**Task details:** Without the pictures, please reproduce only the lines from the one with "Output the web" through the one with "const yTicks = [0, 1, 2, 3, 4, 5, 6];", both included.

Extracted records
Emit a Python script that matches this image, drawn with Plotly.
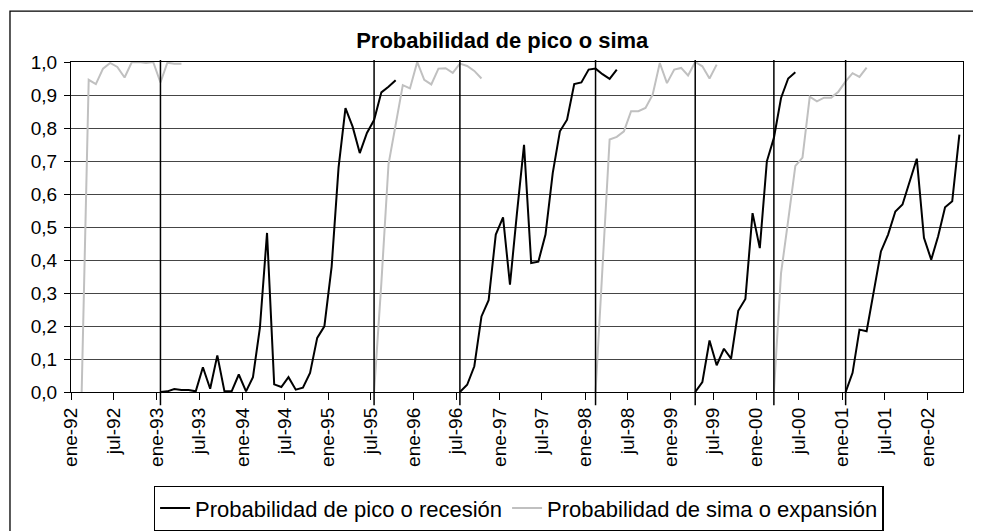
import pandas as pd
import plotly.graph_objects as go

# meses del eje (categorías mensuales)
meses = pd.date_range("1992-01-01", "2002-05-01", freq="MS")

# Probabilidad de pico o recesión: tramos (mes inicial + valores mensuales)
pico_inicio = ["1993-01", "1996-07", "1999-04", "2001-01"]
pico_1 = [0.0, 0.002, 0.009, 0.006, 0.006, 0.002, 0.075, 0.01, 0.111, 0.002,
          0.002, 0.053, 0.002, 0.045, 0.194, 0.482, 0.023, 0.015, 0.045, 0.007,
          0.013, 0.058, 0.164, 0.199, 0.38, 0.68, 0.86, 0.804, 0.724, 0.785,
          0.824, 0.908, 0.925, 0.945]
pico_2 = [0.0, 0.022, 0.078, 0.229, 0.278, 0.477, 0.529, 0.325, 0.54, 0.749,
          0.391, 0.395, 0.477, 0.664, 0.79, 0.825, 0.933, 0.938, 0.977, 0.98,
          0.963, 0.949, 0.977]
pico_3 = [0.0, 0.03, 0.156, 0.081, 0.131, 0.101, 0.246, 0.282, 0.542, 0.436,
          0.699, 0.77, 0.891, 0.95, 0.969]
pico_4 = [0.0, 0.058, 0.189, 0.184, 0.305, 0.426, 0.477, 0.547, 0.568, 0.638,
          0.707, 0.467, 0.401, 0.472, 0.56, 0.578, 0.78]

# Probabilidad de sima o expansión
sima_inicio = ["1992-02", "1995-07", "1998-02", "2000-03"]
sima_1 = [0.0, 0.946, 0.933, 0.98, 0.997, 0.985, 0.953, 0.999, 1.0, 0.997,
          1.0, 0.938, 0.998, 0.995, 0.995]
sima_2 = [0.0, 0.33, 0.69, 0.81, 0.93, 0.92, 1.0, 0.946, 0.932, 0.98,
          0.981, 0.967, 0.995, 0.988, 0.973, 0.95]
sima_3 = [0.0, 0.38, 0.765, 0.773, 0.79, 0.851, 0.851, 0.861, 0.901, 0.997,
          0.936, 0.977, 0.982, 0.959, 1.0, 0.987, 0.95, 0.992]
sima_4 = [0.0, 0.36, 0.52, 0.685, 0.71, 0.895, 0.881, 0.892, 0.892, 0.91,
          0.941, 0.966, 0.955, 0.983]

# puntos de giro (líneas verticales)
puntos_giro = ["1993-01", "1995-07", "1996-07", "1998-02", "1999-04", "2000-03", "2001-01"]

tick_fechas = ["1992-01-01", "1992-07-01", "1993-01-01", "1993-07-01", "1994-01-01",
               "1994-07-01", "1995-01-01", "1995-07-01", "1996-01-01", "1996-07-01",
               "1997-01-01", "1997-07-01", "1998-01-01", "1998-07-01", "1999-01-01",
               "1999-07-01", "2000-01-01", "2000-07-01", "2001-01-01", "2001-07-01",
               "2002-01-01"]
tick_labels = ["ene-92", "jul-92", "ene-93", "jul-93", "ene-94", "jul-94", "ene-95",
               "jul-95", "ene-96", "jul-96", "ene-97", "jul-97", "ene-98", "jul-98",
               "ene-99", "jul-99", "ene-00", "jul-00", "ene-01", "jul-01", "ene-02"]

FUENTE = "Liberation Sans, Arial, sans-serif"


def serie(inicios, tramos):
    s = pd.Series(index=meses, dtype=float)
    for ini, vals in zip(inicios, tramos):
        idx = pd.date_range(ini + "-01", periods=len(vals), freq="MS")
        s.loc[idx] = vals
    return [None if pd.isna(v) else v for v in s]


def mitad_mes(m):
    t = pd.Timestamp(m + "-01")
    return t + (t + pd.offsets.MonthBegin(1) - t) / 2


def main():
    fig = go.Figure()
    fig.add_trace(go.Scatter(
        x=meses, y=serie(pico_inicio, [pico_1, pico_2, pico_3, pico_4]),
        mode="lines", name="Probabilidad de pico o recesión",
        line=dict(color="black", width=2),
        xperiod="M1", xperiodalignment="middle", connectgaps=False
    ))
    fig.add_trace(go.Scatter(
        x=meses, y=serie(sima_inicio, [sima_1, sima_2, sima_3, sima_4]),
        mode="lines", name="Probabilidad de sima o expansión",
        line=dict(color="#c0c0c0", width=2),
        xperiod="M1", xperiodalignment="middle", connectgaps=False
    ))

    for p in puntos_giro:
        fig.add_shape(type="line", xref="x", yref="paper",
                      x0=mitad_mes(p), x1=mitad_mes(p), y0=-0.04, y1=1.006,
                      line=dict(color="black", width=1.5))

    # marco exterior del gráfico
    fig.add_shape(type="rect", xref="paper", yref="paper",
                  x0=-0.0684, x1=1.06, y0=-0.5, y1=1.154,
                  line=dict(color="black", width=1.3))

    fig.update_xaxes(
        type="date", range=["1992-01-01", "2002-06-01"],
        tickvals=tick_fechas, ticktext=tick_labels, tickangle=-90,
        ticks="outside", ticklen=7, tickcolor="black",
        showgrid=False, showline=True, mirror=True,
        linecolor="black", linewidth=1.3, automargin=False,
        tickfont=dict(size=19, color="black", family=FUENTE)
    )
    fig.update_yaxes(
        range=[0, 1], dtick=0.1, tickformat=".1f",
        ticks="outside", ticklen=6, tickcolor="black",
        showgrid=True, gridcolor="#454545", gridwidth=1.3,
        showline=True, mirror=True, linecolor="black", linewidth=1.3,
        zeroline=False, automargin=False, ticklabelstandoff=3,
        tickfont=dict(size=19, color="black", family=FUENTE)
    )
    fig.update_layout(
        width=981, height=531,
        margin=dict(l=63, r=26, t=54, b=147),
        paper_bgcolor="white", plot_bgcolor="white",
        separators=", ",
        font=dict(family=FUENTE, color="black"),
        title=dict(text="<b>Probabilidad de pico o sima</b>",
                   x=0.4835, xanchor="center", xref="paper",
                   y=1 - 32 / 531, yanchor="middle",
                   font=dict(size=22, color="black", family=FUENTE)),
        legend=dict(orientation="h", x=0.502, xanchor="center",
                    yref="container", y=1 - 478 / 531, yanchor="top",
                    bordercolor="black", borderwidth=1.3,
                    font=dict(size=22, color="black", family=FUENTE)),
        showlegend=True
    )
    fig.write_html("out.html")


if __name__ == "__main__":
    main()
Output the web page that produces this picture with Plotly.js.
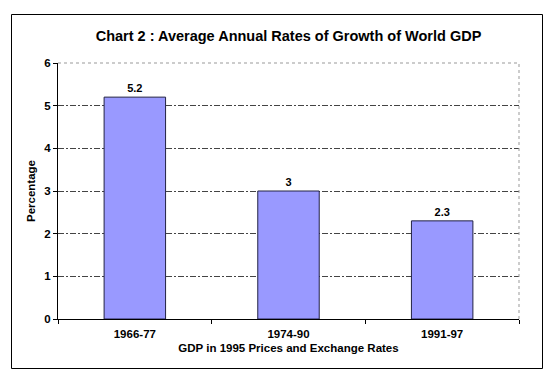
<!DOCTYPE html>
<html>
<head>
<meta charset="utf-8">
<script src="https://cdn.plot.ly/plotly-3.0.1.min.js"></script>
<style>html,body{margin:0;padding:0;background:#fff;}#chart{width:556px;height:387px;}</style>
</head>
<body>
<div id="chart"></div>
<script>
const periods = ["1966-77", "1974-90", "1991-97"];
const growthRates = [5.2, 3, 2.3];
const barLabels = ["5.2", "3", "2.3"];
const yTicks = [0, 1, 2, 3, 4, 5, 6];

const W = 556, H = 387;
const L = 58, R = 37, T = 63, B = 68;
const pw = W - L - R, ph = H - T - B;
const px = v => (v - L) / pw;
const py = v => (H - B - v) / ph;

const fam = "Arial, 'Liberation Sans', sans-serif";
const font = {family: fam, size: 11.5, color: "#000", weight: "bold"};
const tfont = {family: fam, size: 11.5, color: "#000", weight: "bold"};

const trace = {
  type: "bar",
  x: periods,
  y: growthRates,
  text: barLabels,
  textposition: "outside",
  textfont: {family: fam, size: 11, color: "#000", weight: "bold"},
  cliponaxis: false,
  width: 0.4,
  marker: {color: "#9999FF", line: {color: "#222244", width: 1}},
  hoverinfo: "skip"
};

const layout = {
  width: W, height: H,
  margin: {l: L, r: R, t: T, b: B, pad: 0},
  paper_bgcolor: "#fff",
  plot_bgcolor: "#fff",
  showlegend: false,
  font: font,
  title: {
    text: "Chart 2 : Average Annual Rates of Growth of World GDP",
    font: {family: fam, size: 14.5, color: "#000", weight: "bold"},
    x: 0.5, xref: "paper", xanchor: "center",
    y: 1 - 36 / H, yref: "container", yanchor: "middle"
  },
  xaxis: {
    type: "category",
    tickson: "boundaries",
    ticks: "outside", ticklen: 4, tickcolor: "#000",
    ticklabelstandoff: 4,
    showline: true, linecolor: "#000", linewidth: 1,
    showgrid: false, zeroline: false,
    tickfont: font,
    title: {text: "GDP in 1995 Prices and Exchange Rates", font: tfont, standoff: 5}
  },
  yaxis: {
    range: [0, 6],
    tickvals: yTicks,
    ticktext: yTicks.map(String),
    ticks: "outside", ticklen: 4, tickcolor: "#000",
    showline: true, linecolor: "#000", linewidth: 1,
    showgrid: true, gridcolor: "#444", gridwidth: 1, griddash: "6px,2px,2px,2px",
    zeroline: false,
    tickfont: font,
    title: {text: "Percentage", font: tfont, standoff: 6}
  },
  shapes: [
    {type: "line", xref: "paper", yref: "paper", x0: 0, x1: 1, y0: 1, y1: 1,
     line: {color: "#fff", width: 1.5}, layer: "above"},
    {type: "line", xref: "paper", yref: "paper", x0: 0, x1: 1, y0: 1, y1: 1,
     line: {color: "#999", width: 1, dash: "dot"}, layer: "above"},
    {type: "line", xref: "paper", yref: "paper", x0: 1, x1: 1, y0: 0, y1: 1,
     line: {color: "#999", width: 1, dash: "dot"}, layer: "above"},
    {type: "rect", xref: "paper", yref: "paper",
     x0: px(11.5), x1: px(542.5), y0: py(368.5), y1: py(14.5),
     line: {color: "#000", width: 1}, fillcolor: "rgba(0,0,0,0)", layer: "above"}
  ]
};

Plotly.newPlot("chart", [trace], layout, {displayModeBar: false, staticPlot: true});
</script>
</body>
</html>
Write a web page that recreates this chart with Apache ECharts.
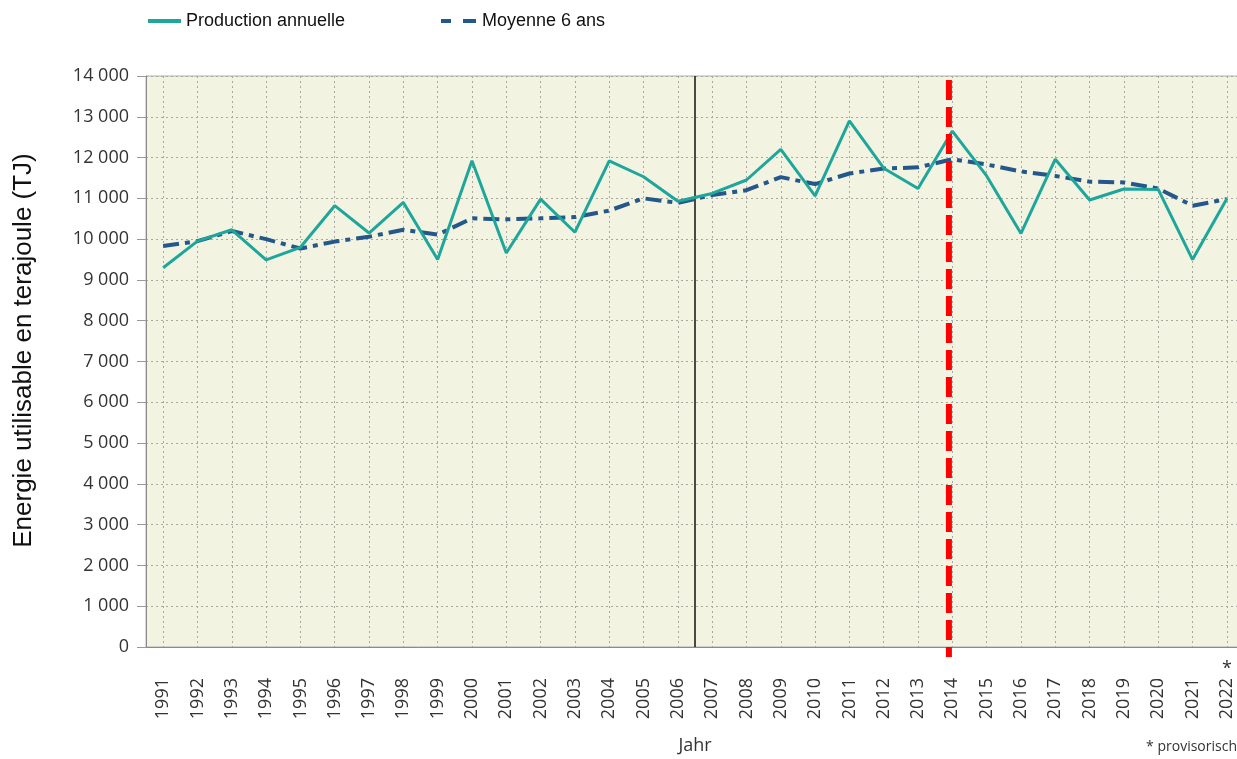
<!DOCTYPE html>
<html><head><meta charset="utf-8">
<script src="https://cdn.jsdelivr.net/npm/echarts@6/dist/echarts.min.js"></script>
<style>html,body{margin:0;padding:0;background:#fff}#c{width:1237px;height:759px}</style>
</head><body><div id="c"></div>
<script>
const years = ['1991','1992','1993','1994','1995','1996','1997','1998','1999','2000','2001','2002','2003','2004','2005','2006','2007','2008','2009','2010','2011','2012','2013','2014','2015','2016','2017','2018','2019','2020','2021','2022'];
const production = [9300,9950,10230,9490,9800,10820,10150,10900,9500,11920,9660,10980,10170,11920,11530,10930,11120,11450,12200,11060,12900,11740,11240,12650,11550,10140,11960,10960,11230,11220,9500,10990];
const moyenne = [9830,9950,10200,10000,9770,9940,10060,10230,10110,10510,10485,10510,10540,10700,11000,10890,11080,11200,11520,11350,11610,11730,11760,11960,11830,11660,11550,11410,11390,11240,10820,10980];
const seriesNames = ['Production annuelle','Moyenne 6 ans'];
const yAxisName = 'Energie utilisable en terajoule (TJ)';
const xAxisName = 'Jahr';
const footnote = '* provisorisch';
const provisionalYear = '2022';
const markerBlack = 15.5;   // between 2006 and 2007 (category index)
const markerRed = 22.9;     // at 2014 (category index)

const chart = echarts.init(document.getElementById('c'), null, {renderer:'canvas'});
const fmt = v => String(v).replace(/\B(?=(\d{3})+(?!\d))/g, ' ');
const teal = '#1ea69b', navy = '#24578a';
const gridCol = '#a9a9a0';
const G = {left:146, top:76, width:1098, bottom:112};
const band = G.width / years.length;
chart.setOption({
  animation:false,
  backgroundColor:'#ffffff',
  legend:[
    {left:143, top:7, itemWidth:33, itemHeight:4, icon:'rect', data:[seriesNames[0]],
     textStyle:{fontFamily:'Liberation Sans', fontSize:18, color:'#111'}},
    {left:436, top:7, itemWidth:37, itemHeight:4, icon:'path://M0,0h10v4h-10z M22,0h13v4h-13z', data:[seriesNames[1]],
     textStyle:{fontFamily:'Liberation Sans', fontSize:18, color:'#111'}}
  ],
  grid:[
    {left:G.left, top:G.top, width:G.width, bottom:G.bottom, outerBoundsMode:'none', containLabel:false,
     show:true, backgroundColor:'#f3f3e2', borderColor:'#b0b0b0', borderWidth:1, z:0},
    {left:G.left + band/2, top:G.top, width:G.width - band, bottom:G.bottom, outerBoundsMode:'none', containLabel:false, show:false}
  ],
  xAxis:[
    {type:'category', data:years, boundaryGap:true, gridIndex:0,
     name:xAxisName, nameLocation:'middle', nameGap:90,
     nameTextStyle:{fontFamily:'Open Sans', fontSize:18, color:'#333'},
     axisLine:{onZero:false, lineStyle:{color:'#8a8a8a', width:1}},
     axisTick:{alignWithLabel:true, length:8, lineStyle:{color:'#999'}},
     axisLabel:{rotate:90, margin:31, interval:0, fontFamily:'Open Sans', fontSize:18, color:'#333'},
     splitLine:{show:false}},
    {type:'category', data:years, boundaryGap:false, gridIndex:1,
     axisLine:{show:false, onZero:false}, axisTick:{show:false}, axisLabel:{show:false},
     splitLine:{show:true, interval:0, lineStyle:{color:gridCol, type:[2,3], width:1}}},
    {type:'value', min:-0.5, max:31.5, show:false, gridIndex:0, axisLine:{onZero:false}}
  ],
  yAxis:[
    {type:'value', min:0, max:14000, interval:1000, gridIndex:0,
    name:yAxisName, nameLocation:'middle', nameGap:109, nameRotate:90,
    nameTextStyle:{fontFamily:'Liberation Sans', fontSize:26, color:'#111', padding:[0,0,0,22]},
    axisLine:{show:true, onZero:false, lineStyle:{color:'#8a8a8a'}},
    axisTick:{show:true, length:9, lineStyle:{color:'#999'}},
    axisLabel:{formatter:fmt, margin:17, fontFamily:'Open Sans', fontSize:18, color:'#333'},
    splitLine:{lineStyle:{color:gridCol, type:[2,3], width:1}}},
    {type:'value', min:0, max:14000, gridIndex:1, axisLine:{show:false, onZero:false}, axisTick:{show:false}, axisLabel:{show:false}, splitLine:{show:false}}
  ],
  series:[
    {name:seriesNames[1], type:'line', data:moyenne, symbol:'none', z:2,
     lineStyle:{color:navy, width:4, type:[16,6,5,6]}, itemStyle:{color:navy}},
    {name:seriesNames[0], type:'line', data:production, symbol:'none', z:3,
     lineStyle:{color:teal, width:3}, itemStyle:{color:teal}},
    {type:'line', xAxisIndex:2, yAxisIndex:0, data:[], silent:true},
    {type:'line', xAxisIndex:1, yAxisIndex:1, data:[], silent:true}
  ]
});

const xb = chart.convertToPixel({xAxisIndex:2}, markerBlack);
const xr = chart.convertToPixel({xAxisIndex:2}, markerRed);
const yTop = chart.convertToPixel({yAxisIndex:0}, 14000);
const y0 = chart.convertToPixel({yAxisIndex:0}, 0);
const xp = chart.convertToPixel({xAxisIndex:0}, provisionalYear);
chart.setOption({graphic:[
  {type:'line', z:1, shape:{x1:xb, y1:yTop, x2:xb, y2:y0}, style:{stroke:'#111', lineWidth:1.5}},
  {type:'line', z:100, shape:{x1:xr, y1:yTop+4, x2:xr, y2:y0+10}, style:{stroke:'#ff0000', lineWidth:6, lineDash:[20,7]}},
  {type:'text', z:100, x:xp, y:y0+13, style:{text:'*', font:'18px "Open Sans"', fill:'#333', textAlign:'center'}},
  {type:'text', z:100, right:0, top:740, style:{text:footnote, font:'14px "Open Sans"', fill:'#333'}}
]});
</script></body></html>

**Completed exercise:**
Output the web page that produces this picture with Plotly.js.
<!DOCTYPE html>
<html>
<head>
<meta charset="utf-8">
<script src="https://cdn.plot.ly/plotly-3.0.1.min.js"></script>
<style>html,body{margin:0;padding:0;background:#fff;}#chart{width:556px;height:387px;}</style>
</head>
<body>
<div id="chart"></div>
<script>
const periods = ["1966-77", "1974-90", "1991-97"];
const growthRates = [5.2, 3, 2.3];
const barLabels = ["5.2", "3", "2.3"];
const yTicks = [0, 1, 2, 3, 4, 5, 6];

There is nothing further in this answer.